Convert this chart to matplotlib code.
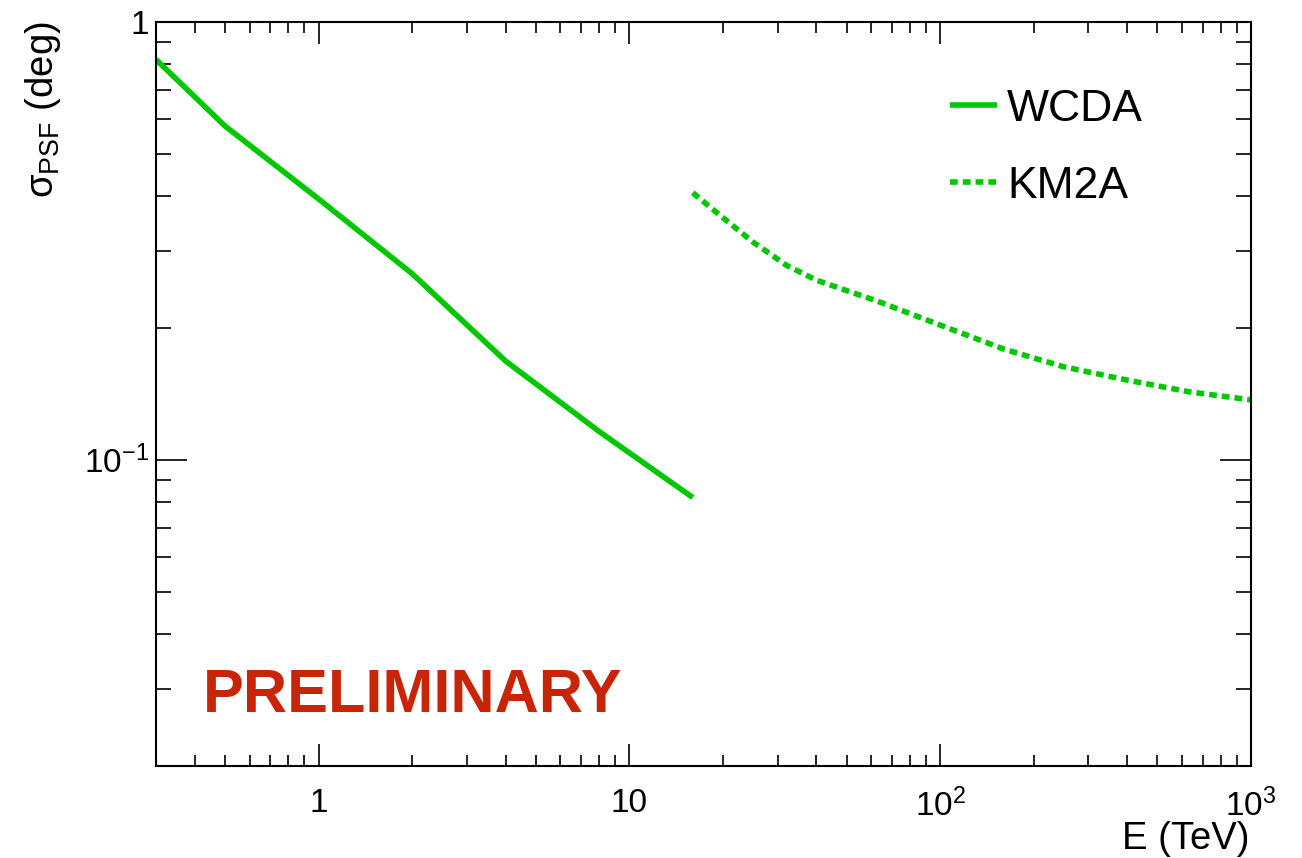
import matplotlib
matplotlib.use("Agg")
import matplotlib.pyplot as plt
from matplotlib.ticker import FixedLocator, FixedFormatter, LogLocator, NullFormatter

plt.rcParams['font.family'] = ['Liberation Sans', 'DejaVu Sans']
plt.rcParams['mathtext.fontset'] = 'custom'
plt.rcParams['mathtext.rm'] = 'Liberation Sans'
plt.rcParams['mathtext.it'] = 'Liberation Sans:italic'
plt.rcParams['mathtext.bf'] = 'Liberation Sans:bold'

# ---- data ----
wcda_E = [0.3, 0.5, 1, 2, 4, 8, 16]
wcda_sigma = [0.82, 0.578, 0.394, 0.266, 0.168, 0.116, 0.082]

km2a_E = [16, 20, 25, 32, 40, 63, 100, 160, 250, 400, 630, 1000]
km2a_sigma = [0.407, 0.357, 0.314, 0.278, 0.257, 0.230, 0.203, 0.179, 0.163, 0.152, 0.143, 0.137]

x_major = [1, 10, 100, 1000]
x_major_labels = ["1", "10", "$10^{2}$", "$10^{3}$"]
y_major = [0.1, 1]
y_major_labels = ["$10^{-1}$", "1"]

green = '#00c800'
red = '#c82506'

fig = plt.figure(figsize=(13.02, 8.58), dpi=100)
ax = fig.add_axes([156/1302, 92/858, (1251-156)/1302, (766-21.7)/858])

ax.plot(wcda_E, wcda_sigma, color=green, lw=4, solid_capstyle='butt', label='WCDA')
ax.plot(km2a_E, km2a_sigma, color=green, lw=4, linestyle=(0, (1.4, 0.9)),
        dash_capstyle='butt', label='KM2A')

ax.set_xscale('log')
ax.set_yscale('log')
ax.set_xlim(0.3, 1000)
ax.set_ylim(0.02, 1)

ax.xaxis.set_major_locator(FixedLocator(x_major))
ax.xaxis.set_major_formatter(FixedFormatter(x_major_labels))
ax.xaxis.set_minor_locator(LogLocator(base=10, subs=range(2, 10)))
ax.xaxis.set_minor_formatter(NullFormatter())
ax.yaxis.set_major_locator(FixedLocator(y_major))
ax.yaxis.set_major_formatter(FixedFormatter(y_major_labels))
ax.yaxis.set_minor_locator(LogLocator(base=10, subs=range(2, 10)))
ax.yaxis.set_minor_formatter(NullFormatter())

for s in ax.spines.values():
    s.set_linewidth(1.5)

ax.tick_params(axis='x', which='both', direction='in', top=True, bottom=True, width=1.2)
ax.tick_params(axis='x', which='major', length=16, labelsize=24, pad=16)
ax.tick_params(axis='x', which='minor', length=8)
ax.tick_params(axis='y', which='both', direction='in', left=True, right=True, width=1.2)
ax.tick_params(axis='y', which='major', length=22, labelsize=24, pad=5)
ax.tick_params(axis='y', which='minor', length=11)

fig.text(1250/1302, 1 - 839/858, 'E (TeV)', ha='right', va='center', fontsize=27.5)
fig.text(43/1302, 1 - 21/858, r'$\mathregular{σ_{PSF}}$ (deg)', ha='center', va='top',
         rotation=90, fontsize=27.5)

ax.text(0.043, 0.094, 'PRELIMINARY', transform=ax.transAxes, color=red,
        fontsize=44, fontweight='bold', ha='left', va='center')

ax.legend(loc='upper left', bbox_to_anchor=(950/1302, 1 - 89/858),
          bbox_transform=fig.transFigure, frameon=False, fontsize=32,
          handlelength=1.06, handletextpad=0.22, labelspacing=0.8,
          borderpad=0, borderaxespad=0)

fig.savefig('out.png', dpi=100)
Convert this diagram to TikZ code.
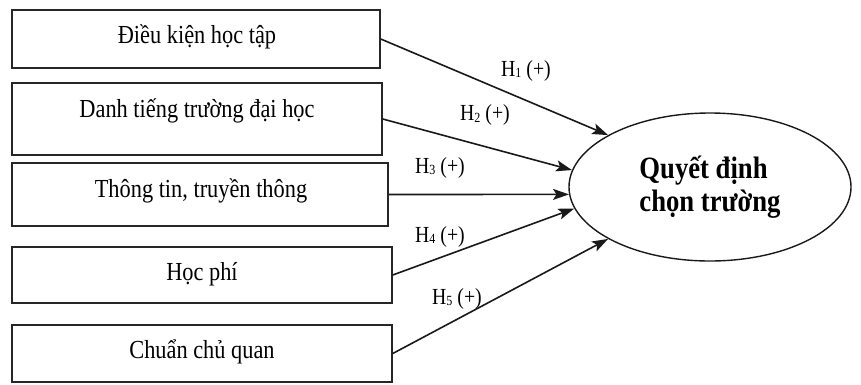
\documentclass[tikz,border=0pt]{standalone}
\usepackage{fontspec}
\setmainfont{Liberation Serif}[FakeStretch=0.86]
\usetikzlibrary{arrows.meta,shapes.geometric}
\newcommand{\hsub}[1]{H\raisebox{-1.5pt}{\fontsize{14}{14}\selectfont #1}}
\tikzset{
  srcbox/.style={draw=black!85, line width=1.5pt, rectangle, inner sep=0pt},
  boxtxt/.style={anchor=base, inner sep=0pt, font=\fontsize{26}{30}\selectfont},
  hlbl/.style={anchor=base west, inner sep=0pt, font=\fontsize{23}{26}\selectfont},
  conn/.style={draw=black!90, line width=1.6pt, -{Stealth[length=16pt,width=11pt,inset=3.5pt]}},
  goal/.style={draw=black!90, line width=1.4pt, ellipse, inner sep=0pt,
    minimum width=282pt, minimum height=148pt, align=left,
    font=\fontsize{31}{33}\selectfont\bfseries}
}
\begin{document}
\begin{tikzpicture}[x=1pt,y=-1pt]
\useasboundingbox (0,0) rectangle (861,384);
% source boxes
\node[srcbox, minimum width=368pt, minimum height=58pt] (b1) at (196,39) {};
\node[srcbox, minimum width=370pt, minimum height=72pt] (b2) at (197,119) {};
\node[srcbox, minimum width=376pt, minimum height=63pt] (b3) at (200,194.5) {};
\node[srcbox, minimum width=380pt, minimum height=56pt] (b4) at (202,275) {};
\node[srcbox, minimum width=380pt, minimum height=57pt] (b5) at (202,353.5) {};
\node[boxtxt] (t1) at (197,43) {Điều kiện học tập};
\node[boxtxt] (t2) at (197,117) {Danh tiếng trường đại học};
\node[boxtxt] (t3) at (201,197) {Thông tin, truyền thông};
\node[boxtxt] (t4) at (202,280) {Học phí};
\node[boxtxt] (t5) at (202,358) {Chuẩn chủ quan};
% goal ellipse
\node[goal] (q) at (710,187) {\raisebox{-3pt}{Quyết định}\\\raisebox{-3pt}{chọn trường}};
% connectors
\draw[conn] (b1.east) -- (q.153);
\draw[conn] (b2.east) -- (q.173.7);
\draw[conn] (b3.east) -- (q.183.8);
\draw[conn] (b4.east) -- (q.189.4);
\draw[conn] (b5.east) -- (q.207.5);
% labels
\node[hlbl] (h1) at (501,76) {\hsub{1} (+)};
\node[hlbl] (h2) at (460,120.7) {\hsub{2} (+)};
\node[hlbl] (h3) at (415,173) {\hsub{3} (+)};
\node[hlbl] (h4) at (415,242) {\hsub{4} (+)};
\node[hlbl] (h5) at (432,304) {\hsub{5} (+)};
\end{tikzpicture}
\end{document}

Your task:
Using the listing, collect all lines in which the string "Convert" is found.

Correct answer:
Convert this chart to matplotlib code.
Convert this diagram to TikZ code.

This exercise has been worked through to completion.